● AIM:
In the records that follow, locate every line with "matplotlib" and extract it.

● DATA:
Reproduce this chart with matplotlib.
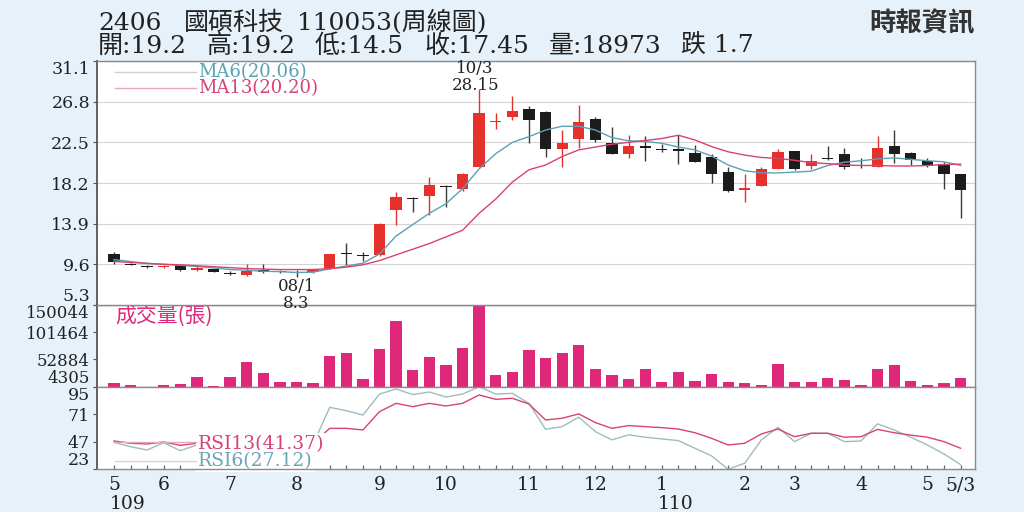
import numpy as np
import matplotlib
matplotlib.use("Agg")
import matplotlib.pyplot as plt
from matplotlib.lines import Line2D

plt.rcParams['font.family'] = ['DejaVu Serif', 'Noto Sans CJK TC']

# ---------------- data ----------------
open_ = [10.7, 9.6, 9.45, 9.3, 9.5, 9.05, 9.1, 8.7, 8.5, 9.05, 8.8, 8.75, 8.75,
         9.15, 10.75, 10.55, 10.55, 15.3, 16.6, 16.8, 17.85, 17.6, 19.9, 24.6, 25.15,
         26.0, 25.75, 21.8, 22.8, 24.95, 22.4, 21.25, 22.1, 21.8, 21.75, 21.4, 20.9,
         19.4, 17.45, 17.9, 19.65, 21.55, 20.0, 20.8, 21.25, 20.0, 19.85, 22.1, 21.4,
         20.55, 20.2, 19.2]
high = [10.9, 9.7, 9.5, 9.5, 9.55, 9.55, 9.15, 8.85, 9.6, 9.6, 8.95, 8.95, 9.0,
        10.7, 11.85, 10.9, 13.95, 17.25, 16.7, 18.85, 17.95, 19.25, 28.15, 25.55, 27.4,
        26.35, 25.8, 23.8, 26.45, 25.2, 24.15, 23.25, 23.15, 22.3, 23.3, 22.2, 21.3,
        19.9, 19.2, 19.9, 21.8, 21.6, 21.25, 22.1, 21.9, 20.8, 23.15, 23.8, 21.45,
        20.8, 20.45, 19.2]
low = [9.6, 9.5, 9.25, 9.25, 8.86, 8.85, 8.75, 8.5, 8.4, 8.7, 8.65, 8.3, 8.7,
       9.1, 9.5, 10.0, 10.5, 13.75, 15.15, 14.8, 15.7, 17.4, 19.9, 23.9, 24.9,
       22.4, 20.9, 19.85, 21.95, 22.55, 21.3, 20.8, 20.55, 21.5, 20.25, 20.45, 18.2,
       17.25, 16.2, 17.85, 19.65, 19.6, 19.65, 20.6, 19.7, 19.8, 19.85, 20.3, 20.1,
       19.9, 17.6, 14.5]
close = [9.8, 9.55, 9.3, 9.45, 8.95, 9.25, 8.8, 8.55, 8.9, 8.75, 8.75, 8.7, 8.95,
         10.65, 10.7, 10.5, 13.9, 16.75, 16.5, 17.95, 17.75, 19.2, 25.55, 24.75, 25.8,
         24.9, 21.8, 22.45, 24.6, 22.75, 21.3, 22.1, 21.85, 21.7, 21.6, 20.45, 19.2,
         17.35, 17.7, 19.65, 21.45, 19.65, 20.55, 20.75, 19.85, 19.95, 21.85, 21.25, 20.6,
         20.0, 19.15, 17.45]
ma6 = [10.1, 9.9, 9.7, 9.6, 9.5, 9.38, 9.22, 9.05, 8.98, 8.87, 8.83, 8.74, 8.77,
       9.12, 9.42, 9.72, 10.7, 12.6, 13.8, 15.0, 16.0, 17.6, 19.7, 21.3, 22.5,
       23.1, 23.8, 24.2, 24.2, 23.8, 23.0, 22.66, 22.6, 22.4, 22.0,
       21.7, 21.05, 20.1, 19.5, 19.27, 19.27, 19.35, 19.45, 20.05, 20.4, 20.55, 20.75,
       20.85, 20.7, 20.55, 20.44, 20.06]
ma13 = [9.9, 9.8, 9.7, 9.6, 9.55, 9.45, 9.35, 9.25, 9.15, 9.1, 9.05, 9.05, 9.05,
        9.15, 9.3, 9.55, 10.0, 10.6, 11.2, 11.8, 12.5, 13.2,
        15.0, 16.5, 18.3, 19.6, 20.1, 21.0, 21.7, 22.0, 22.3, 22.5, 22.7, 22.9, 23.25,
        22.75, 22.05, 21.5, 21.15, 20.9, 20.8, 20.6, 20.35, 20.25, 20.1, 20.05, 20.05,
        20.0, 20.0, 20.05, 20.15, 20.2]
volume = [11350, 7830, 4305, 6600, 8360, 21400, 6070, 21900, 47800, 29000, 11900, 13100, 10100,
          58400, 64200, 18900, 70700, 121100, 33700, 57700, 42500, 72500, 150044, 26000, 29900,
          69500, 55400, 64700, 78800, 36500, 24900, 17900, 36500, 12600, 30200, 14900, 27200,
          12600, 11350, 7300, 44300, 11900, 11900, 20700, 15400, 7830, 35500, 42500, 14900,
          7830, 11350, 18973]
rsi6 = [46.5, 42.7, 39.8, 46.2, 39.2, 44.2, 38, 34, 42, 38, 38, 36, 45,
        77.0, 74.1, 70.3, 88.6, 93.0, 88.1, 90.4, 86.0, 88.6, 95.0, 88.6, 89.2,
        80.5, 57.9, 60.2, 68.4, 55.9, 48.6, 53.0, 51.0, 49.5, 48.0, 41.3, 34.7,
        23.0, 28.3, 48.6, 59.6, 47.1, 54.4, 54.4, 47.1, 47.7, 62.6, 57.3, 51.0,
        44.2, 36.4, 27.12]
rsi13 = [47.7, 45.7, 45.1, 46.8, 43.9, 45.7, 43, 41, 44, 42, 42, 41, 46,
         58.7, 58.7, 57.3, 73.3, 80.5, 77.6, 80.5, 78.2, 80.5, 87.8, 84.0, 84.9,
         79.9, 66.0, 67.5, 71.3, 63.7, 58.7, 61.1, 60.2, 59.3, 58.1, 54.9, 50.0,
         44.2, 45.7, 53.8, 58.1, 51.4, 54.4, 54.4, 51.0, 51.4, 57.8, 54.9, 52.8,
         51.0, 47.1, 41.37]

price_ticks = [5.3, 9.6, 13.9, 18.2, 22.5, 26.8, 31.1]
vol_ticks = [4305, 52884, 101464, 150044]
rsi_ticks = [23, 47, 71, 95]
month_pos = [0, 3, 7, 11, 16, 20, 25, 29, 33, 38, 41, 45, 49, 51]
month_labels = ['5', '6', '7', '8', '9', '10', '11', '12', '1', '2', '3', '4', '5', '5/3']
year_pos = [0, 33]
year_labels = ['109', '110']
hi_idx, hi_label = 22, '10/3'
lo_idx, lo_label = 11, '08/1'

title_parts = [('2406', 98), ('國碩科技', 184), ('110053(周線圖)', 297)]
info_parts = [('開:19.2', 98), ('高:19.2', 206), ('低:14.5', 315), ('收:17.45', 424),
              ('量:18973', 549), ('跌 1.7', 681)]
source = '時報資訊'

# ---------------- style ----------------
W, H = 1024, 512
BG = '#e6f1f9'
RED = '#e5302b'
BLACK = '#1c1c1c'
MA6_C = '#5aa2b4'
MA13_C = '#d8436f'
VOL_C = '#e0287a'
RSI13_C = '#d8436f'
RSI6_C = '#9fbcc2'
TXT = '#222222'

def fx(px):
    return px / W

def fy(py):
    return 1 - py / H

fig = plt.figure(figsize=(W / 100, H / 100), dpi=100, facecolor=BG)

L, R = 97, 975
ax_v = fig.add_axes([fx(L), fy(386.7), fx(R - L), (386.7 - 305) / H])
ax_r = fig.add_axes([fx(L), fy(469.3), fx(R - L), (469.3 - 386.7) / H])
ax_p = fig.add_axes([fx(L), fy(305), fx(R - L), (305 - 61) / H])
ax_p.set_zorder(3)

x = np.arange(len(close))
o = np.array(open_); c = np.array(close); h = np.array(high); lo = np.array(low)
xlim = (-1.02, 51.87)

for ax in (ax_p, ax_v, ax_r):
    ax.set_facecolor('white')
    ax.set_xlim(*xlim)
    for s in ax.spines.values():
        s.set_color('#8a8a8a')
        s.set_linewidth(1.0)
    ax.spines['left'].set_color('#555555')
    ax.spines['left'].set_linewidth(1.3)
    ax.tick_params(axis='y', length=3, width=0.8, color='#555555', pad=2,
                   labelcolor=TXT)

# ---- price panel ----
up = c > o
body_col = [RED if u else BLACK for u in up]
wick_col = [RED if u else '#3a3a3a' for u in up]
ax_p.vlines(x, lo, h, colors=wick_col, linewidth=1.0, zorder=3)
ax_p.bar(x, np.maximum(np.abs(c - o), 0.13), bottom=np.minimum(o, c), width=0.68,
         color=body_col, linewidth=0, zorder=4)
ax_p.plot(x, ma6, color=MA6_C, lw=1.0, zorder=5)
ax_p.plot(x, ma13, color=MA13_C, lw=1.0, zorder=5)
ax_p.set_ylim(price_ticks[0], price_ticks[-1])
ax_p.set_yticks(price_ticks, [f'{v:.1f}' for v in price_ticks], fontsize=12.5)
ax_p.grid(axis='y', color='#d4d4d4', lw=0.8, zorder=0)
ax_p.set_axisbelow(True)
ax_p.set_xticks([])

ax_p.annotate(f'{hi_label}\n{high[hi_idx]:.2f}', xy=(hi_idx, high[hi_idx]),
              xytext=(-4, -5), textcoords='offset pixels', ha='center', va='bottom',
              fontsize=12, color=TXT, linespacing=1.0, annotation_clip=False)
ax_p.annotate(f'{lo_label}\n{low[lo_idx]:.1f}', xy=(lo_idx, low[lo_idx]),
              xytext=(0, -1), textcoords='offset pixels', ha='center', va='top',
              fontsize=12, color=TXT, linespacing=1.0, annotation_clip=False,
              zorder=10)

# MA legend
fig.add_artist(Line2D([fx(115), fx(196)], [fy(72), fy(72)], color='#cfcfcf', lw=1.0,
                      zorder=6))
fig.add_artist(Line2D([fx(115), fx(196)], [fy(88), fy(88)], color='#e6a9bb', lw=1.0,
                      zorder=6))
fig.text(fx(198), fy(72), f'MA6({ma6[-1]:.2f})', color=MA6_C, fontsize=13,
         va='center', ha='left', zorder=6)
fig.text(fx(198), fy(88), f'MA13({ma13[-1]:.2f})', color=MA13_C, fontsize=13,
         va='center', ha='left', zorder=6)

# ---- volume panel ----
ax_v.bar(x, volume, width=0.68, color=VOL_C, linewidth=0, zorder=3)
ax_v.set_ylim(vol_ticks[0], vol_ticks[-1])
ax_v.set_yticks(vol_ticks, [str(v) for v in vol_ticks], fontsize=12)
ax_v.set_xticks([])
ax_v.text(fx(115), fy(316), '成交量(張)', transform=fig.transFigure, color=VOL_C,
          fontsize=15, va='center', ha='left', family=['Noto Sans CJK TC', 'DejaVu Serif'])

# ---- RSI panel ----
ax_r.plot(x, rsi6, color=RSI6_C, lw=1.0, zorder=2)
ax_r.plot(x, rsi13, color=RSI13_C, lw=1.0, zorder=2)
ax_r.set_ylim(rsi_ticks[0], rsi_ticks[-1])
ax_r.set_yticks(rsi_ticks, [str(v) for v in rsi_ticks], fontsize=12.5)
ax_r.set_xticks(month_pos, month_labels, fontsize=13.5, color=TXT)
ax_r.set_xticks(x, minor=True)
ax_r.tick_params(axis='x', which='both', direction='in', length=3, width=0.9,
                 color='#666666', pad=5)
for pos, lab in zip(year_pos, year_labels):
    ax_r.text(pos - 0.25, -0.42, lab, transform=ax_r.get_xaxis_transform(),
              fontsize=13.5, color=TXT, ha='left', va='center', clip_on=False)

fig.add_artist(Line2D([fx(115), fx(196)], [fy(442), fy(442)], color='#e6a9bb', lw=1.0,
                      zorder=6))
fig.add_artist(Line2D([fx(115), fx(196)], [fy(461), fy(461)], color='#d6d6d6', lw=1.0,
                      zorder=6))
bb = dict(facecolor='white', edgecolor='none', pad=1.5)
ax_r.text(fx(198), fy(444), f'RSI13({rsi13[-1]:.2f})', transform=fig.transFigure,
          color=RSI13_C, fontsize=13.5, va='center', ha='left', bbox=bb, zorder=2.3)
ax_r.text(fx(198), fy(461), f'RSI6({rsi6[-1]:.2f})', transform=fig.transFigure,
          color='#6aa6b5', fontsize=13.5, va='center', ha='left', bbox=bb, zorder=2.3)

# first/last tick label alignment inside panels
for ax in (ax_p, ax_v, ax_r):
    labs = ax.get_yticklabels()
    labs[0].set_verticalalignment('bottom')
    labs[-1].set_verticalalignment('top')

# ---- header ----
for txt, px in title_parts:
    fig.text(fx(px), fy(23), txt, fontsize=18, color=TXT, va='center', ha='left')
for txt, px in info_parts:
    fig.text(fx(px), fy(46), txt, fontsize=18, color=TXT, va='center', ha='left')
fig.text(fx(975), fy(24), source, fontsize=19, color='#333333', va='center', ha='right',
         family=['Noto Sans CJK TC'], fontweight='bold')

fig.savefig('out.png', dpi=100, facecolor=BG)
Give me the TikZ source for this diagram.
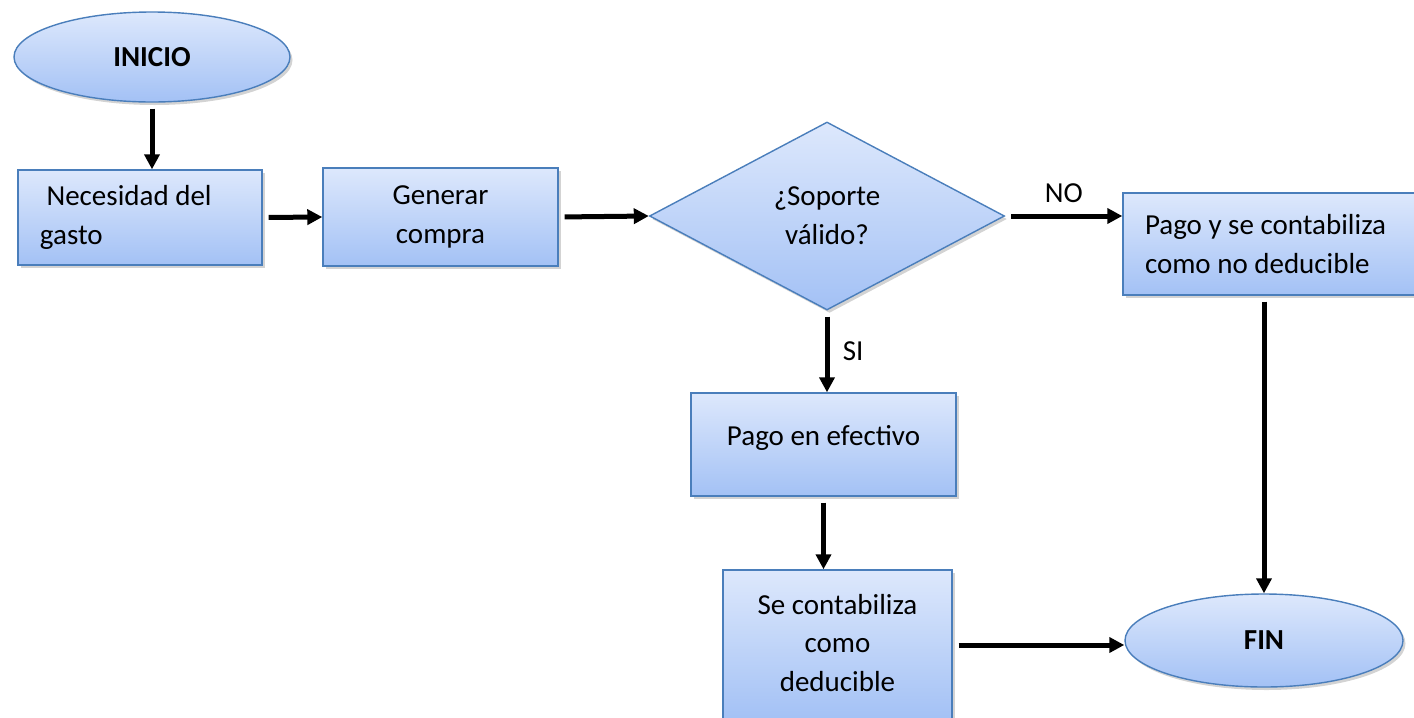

● ANSWER:
Reproduce this chart with matplotlib.
import matplotlib
matplotlib.use("Agg")
import matplotlib.pyplot as plt
from matplotlib.lines import Line2D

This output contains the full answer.